::: Provided entries :::

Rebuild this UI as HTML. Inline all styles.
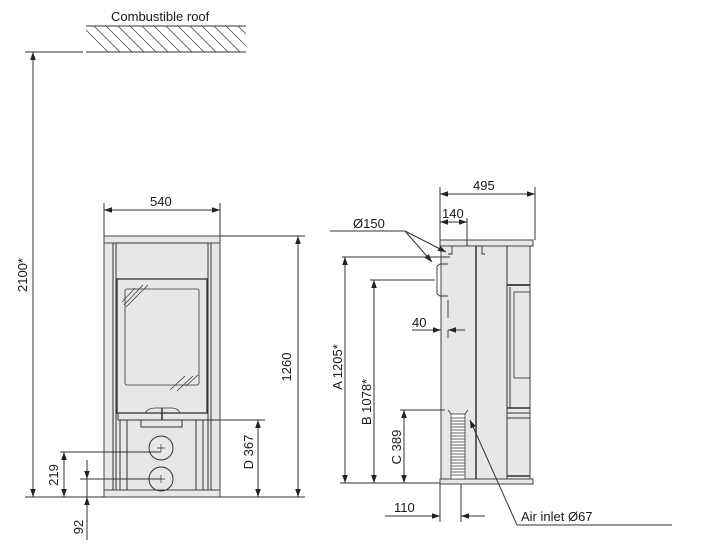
<!DOCTYPE html>
<html><head><meta charset="utf-8"><style>
html,body{margin:0;padding:0;background:#fff;}
svg{display:block;font-family:"Liberation Sans",sans-serif;}
text{font-size:13px;fill:#1a1a1a;}
</style></head><body>
<svg width="701" height="560" viewBox="0 0 701 560" xmlns="http://www.w3.org/2000/svg">
<defs>
<marker id="a" viewBox="0 0 10 10" refX="10" refY="5" markerWidth="8" markerHeight="8" orient="auto-start-reverse" markerUnits="userSpaceOnUse"><path d="M0,1.5 L10,5 L0,8.5 z" fill="#222"/></marker>
</defs>
<g stroke="#333" stroke-width="1" fill="none">
<line x1="86" y1="26" x2="246" y2="26"/>
<line x1="86" y1="52" x2="246" y2="52"/>
<g stroke-width="0.7">
<path d="M86,30 L108,52 M94,26 L120,52 M106,26 L132,52 M118,26 L144,52 M130,26 L156,52 M142,26 L168,52 M154,26 L180,52 M166,26 L192,52 M178,26 L204,52 M190,26 L216,52 M202,26 L228,52 M214,26 L240,52 M226,26 L246,46 M238,26 L246,34"/>
</g>
<line x1="25" y1="52" x2="83" y2="52"/>
<line x1="25" y1="497" x2="104" y2="497"/>
<line x1="33" y1="52" x2="33" y2="497" marker-start="url(#a)" marker-end="url(#a)"/>
<g fill="#e6e7e8" stroke="#444">
<rect x="104" y="236" width="116" height="261"/>
<rect x="104" y="236" width="116" height="7"/>
<rect x="104" y="490" width="116" height="7"/>
</g>
<line x1="113" y1="243" x2="113" y2="490"/><line x1="116" y1="243" x2="116" y2="490"/>
<line x1="208" y1="243" x2="208" y2="490"/><line x1="211" y1="243" x2="211" y2="490"/>
<rect x="116" y="243" width="92" height="36" fill="#e6e7e8"/>
<rect x="117" y="279" width="90" height="134" fill="#e6e7e8" stroke-width="1.3"/>
<rect x="125" y="289" width="74" height="96" rx="2" stroke-width="0.8"/>
<path d="M122,302 L135,288 M124,305 L143,285 M126,307 L148,285 M170,390 L185,376 M177,391 L193,376 M186,386 L198,375" stroke-width="0.7"/>
<rect x="118" y="413" width="90" height="7"/>
<path d="M145,413 Q148,408 155,408 L172,408 Q178,408 180,413" stroke-width="0.8"/>
<line x1="162" y1="408" x2="162" y2="420" stroke-width="1.5"/>
<rect x="141" y="420" width="41" height="7"/>
<line x1="120" y1="420" x2="120" y2="490"/><line x1="127" y1="420" x2="127" y2="490"/>
<line x1="196" y1="420" x2="196" y2="490"/><line x1="203" y1="420" x2="203" y2="490"/>
<circle cx="161" cy="448" r="12"/><circle cx="161" cy="479" r="12"/>
<path d="M157,448 h8 M161,444 v8 M157,479 h8 M161,475 v8" stroke-width="0.7"/>
<line x1="104" y1="203" x2="104" y2="236"/><line x1="220" y1="203" x2="220" y2="236"/>
<line x1="104" y1="210" x2="220" y2="210" marker-start="url(#a)" marker-end="url(#a)"/>
<line x1="220" y1="236" x2="305" y2="236"/>
<line x1="220" y1="497" x2="305" y2="497"/>
<line x1="298" y1="236" x2="298" y2="497" marker-start="url(#a)" marker-end="url(#a)"/>
<line x1="208" y1="420" x2="265" y2="420"/>
<line x1="258" y1="420" x2="258" y2="497" marker-start="url(#a)" marker-end="url(#a)"/>
<line x1="60" y1="452" x2="161" y2="452"/>
<line x1="80" y1="479" x2="161" y2="479"/>
<line x1="64" y1="452" x2="64" y2="497" marker-start="url(#a)" marker-end="url(#a)"/>
<line x1="87" y1="460" x2="87" y2="479" marker-end="url(#a)"/>
<line x1="87" y1="540" x2="87" y2="497" marker-end="url(#a)"/>
<line x1="87" y1="479" x2="87" y2="497"/>
<g fill="#e6e7e8" stroke="#444">
<rect x="441" y="246" width="89" height="233"/>
<rect x="440" y="240" width="93" height="6"/>
<rect x="440" y="479" width="93" height="5"/>
</g>
<line x1="476" y1="246" x2="476" y2="479" stroke-width="1.5"/>
<line x1="507" y1="246" x2="507" y2="479"/>
<line x1="507" y1="285" x2="530" y2="285" stroke-width="1.8"/>
<line x1="510" y1="287" x2="510" y2="408"/>
<rect x="514" y="292" width="16" height="86" stroke-width="0.8"/>
<line x1="507" y1="408" x2="530" y2="408" stroke-width="1.5"/>
<line x1="507" y1="413" x2="530" y2="413"/>
<line x1="507" y1="418" x2="530" y2="418"/>
<line x1="507" y1="476" x2="530" y2="476" stroke-width="1.5"/>
<path d="M448,254 L452,254 L452,246 M476,246 L482,246 L482,254 L485,254" stroke-width="0.9"/>
<path d="M448,264 L440,264 L437,266 L437,294 L440,296 L448,296 M448,300 L448,318 M448,330 L448,338" stroke-width="0.9"/>
<path d="M448,410 L451,414 L465,414 L468,410" stroke-width="0.8"/>
<rect x="451" y="414" width="14" height="65" fill="#fff" stroke="#444" stroke-width="0.8"/>
<g stroke="#333" stroke-width="0.7">
<path d="M451,418 h14 M451,421 h14 M451,424 h14 M451,427 h14 M451,430 h14 M451,433 h14 M451,436 h14 M451,439 h14 M451,442 h14 M451,445 h14 M451,448 h14 M451,451 h14 M451,454 h14 M451,457 h14 M451,460 h14 M451,463 h14 M451,466 h14 M451,469 h14 M451,472 h14 M451,475 h14"/>
</g>
<line x1="440" y1="187" x2="440" y2="240"/><line x1="535" y1="187" x2="535" y2="240"/>
<line x1="440" y1="194" x2="535" y2="194" marker-start="url(#a)" marker-end="url(#a)"/>
<line x1="467" y1="218" x2="467" y2="246"/>
<line x1="440" y1="222" x2="467" y2="222" marker-start="url(#a)" marker-end="url(#a)"/>
<line x1="330" y1="231" x2="405" y2="231"/>
<line x1="405" y1="231" x2="446" y2="252" marker-end="url(#a)"/>
<line x1="405" y1="231" x2="432" y2="262" marker-end="url(#a)"/>
<line x1="342" y1="257" x2="450" y2="257"/>
<line x1="370" y1="280" x2="435" y2="280"/>
<line x1="400" y1="410" x2="445" y2="410"/>
<line x1="340" y1="483" x2="440" y2="483"/>
<line x1="345" y1="257" x2="345" y2="483" marker-start="url(#a)" marker-end="url(#a)"/>
<line x1="374" y1="280" x2="374" y2="483" marker-start="url(#a)" marker-end="url(#a)"/>
<line x1="404" y1="410" x2="404" y2="483" marker-start="url(#a)" marker-end="url(#a)"/>
<line x1="412" y1="330" x2="441" y2="330" marker-end="url(#a)"/>
<line x1="465" y1="330" x2="448" y2="330" marker-end="url(#a)"/>
<line x1="440" y1="484" x2="440" y2="522"/><line x1="461" y1="484" x2="461" y2="522"/>
<line x1="385" y1="516" x2="440" y2="516" marker-end="url(#a)"/>
<line x1="485" y1="516" x2="461" y2="516" marker-end="url(#a)"/>
<line x1="517" y1="525" x2="470" y2="420" marker-end="url(#a)"/>
<line x1="517" y1="525" x2="672" y2="525"/>
</g>
<text x="111" y="21">Combustible roof</text>
<text x="150" y="206">540</text>
<text transform="translate(291,367) rotate(-90)" text-anchor="middle">1260</text>
<text transform="translate(27,275) rotate(-90)" text-anchor="middle">2100*</text>
<text transform="translate(253,452) rotate(-90)" text-anchor="middle">D 367</text>
<text transform="translate(58,475) rotate(-90)" text-anchor="middle">219</text>
<text transform="translate(83,527) rotate(-90)" text-anchor="middle">92</text>
<text x="473" y="190">495</text>
<text x="442" y="218">140</text>
<text x="353" y="228">Ø150</text>
<text transform="translate(342,367) rotate(-90)" text-anchor="middle">A 1205*</text>
<text transform="translate(371,402) rotate(-90)" text-anchor="middle">B 1078*</text>
<text transform="translate(401,447) rotate(-90)" text-anchor="middle">C 389</text>
<text x="412" y="327">40</text>
<text x="394" y="512">110</text>
<text x="521" y="521">Air inlet Ø67</text>
</svg>
</body></html>
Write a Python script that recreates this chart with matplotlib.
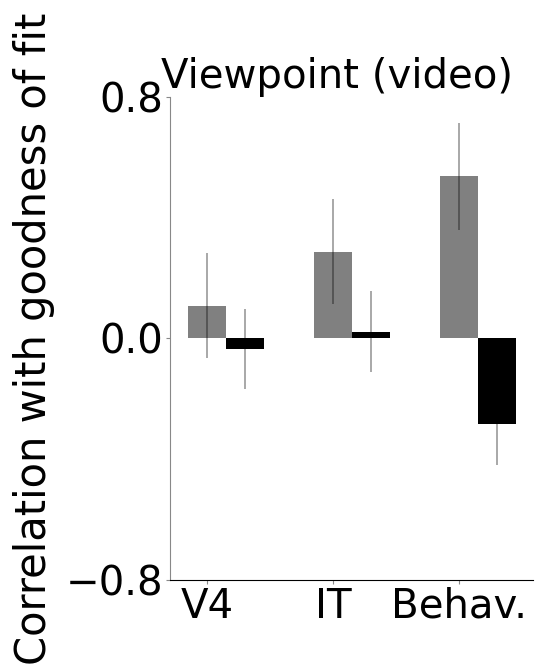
import matplotlib
matplotlib.use('Agg')
import matplotlib.pyplot as plt
import numpy as np

# correlation with goodness of fit, viewpoint (video)
areas = ['V4', 'IT', 'Behav.']
gray_vals = [0.108, 0.287, 0.537]
gray_err = [0.174, 0.174, 0.176]
black_vals = [-0.034, 0.023, -0.285]
black_err = [0.133, 0.133, 0.133]

width = 0.3
x = np.arange(len(areas))

fig = plt.figure(figsize=(5.42, 6.65), dpi=100)
ax = fig.add_axes([0.314, 0.128, 0.669, 0.726])

ekw = dict(ecolor=(0, 0, 0, 0.4), elinewidth=1.2, capsize=0)
ax.bar(x, gray_vals, width, color='#808080', yerr=gray_err, error_kw=ekw)
ax.bar(x + width, black_vals, width, color='black', yerr=black_err, error_kw=ekw)

ax.set_xlim(-0.294, 2.587)
ax.set_ylim(-0.8, 0.8)
ax.set_yticks([-0.8, 0.0, 0.8])
ax.set_yticklabels(['\u22120.8', '0.0', '0.8'])
ax.set_xticks(x)
ax.set_xticklabels(areas)

ax.spines['top'].set_visible(False)
ax.spines['right'].set_visible(False)
ax.spines['left'].set_color('#888888')
ax.spines['bottom'].set_color('black')
ax.tick_params(axis='both', labelsize=29, length=3, color='#888888', pad=2)

ax.set_ylabel('Correlation with goodness of fit', fontsize=30, labelpad=8)
ax.set_title('Viewpoint (video)', fontsize=29, pad=-1, x=0.461)

fig.savefig('out.png', dpi=100)
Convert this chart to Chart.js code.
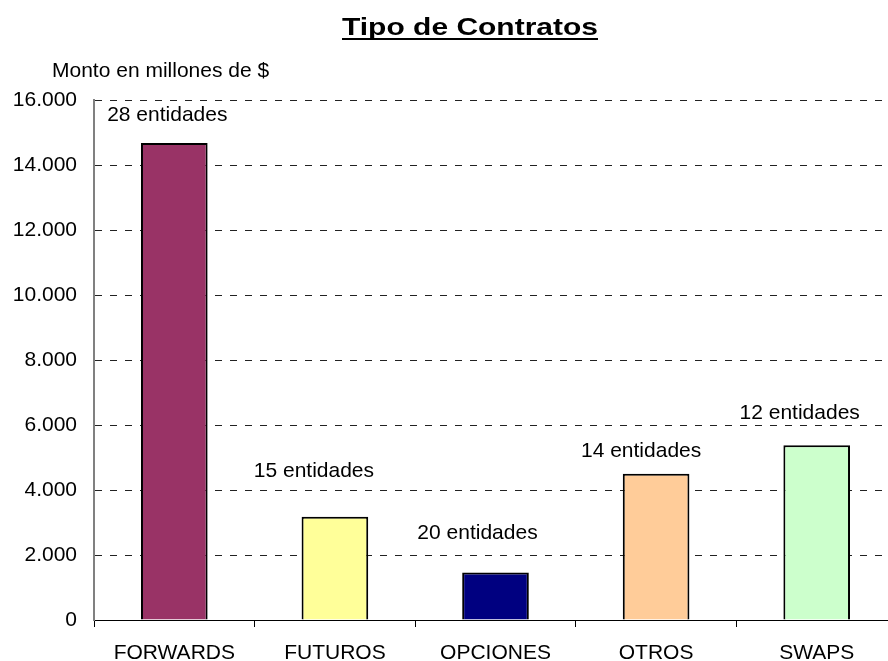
<!DOCTYPE html>
<html>
<head>
<meta charset="utf-8">
<script src="https://cdn.jsdelivr.net/npm/chart.js@4"></script>
<style>
  html, body { margin: 0; padding: 0; background: #fff; overflow: hidden; }
  canvas { display: block; }
</style>
</head>
<body>
<canvas id="contratosChart" width="897" height="661"></canvas>
<script>
const categories = ["FORWARDS", "FUTUROS", "OPCIONES", "OTROS", "SWAPS"];
const montos = [14680, 3180, 1460, 4500, 5380];
const entidades = ["28 entidades", "15 entidades", "20 entidades", "14 entidades", "12 entidades"];
const barColors = ["#993366", "#FFFF99", "#000080", "#FFCC99", "#CCFFCC"];
const yTicks = [0, 2000, 4000, 6000, 8000, 10000, 12000, 14000, 16000];

// where each "NN entidades" label sits, relative to the top of its bar (hand placed in the original)
const labelOffsets = [[-7, -28], [-21, -45], [-18, -39], [-15, -23], [-17, -32]];

const FONT = "'Liberation Sans', Arial, sans-serif";

function fmtMiles(v) {
  return String(v).replace(/\B(?=(\d{3})+(?!\d))/g, ".");
}

const textPlugin = {
  id: "textPlugin",
  afterDraw(chart) {
    const ctx = chart.ctx;
    ctx.save();
    ctx.fillStyle = "#000";

    // title, bold + underlined, drawn a bit wide like the original
    ctx.font = "bold 24px " + FONT;
    ctx.textAlign = "left";
    ctx.textBaseline = "alphabetic";
    const title = "Tipo de Contratos";
    const rawW = ctx.measureText(title).width;
    const targetW = 256;
    const sx = targetW / rawW;
    const tx = 470 - targetW / 2;
    ctx.save();
    ctx.translate(tx, 0);
    ctx.scale(sx, 1);
    ctx.fillText(title, 0, 35);
    ctx.restore();
    ctx.fillRect(tx, 38, targetW, 2);

    // y axis caption
    ctx.font = "21px " + FONT;
    ctx.fillText("Monto en millones de $", 52, 77);

    // bar labels
    ctx.textAlign = "center";
    ctx.textBaseline = "middle";
    const meta = chart.getDatasetMeta(0);
    meta.data.forEach((bar, i) => {
      const off = labelOffsets[i];
      ctx.fillText(entidades[i], bar.x + off[0], bar.y + off[1]);
    });
    ctx.restore();
  }
};

const ctx = document.getElementById("contratosChart").getContext("2d");
new Chart(ctx, {
  type: "bar",
  data: {
    labels: categories,
    datasets: [{
      data: montos,
      backgroundColor: barColors,
      borderColor: "#000",
      borderWidth: 2,
      barPercentage: 0.415,
      categoryPercentage: 1
    }]
  },
  options: {
    responsive: false,
    animation: false,
    layout: { padding: { top: 100, left: 0, right: 0, bottom: 0 } },
    plugins: {
      legend: { display: false },
      tooltip: { enabled: false },
      title: { display: false }
    },
    scales: {
      x: {
        offset: true,
        afterFit(scale) { scale.height = 41; },
        grid: {
          offset: true,
          drawOnChartArea: false,
          drawTicks: true,
          tickLength: 7,
          color: "#000"
        },
        border: { color: "#000", width: 1 },
        ticks: {
          color: "#000",
          font: { family: FONT, size: 21 },
          padding: 14,
          maxRotation: 0
        }
      },
      y: {
        min: 0,
        max: 16000,
        afterFit(scale) { scale.width = 94; },
        afterBuildTicks(scale) {
          scale.ticks = yTicks.map(v => ({ value: v }));
        },
        grid: {
          drawTicks: false,
          color: "#222",
          lineWidth: 1
        },
        border: { color: "#808080", width: 2, dash: [7, 8] },
        ticks: {
          color: "#000",
          font: { family: FONT, size: 21 },
          padding: 17,
          callback: v => fmtMiles(v)
        }
      }
    }
  },
  plugins: [textPlugin]
});
</script>
</body>
</html>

:::

§ Directive
Nothing but the lines from the one containing "Convert this chart to Chart.js code." through the one containing "en millones de" should be echoed, each exactly as it stands; pictures are excluded.

§ Completed task
Convert this chart to Chart.js code.
<!DOCTYPE html>
<html>
<head>
<meta charset="utf-8">
<script src="https://cdn.jsdelivr.net/npm/chart.js@4"></script>
<style>
  html, body { margin: 0; padding: 0; background: #fff; overflow: hidden; }
  canvas { display: block; }
</style>
</head>
<body>
<canvas id="contratosChart" width="897" height="661"></canvas>
<script>
const categories = ["FORWARDS", "FUTUROS", "OPCIONES", "OTROS", "SWAPS"];
const montos = [14680, 3180, 1460, 4500, 5380];
const entidades = ["28 entidades", "15 entidades", "20 entidades", "14 entidades", "12 entidades"];
const barColors = ["#993366", "#FFFF99", "#000080", "#FFCC99", "#CCFFCC"];
const yTicks = [0, 2000, 4000, 6000, 8000, 10000, 12000, 14000, 16000];

// where each "NN entidades" label sits, relative to the top of its bar (hand placed in the original)
const labelOffsets = [[-7, -28], [-21, -45], [-18, -39], [-15, -23], [-17, -32]];

const FONT = "'Liberation Sans', Arial, sans-serif";

function fmtMiles(v) {
  return String(v).replace(/\B(?=(\d{3})+(?!\d))/g, ".");
}

const textPlugin = {
  id: "textPlugin",
  afterDraw(chart) {
    const ctx = chart.ctx;
    ctx.save();
    ctx.fillStyle = "#000";

    // title, bold + underlined, drawn a bit wide like the original
    ctx.font = "bold 24px " + FONT;
    ctx.textAlign = "left";
    ctx.textBaseline = "alphabetic";
    const title = "Tipo de Contratos";
    const rawW = ctx.measureText(title).width;
    const targetW = 256;
    const sx = targetW / rawW;
    const tx = 470 - targetW / 2;
    ctx.save();
    ctx.translate(tx, 0);
    ctx.scale(sx, 1);
    ctx.fillText(title, 0, 35);
    ctx.restore();
    ctx.fillRect(tx, 38, targetW, 2);

    // y axis caption
    ctx.font = "21px " + FONT;
    ctx.fillText("Monto en millones de $", 52, 77);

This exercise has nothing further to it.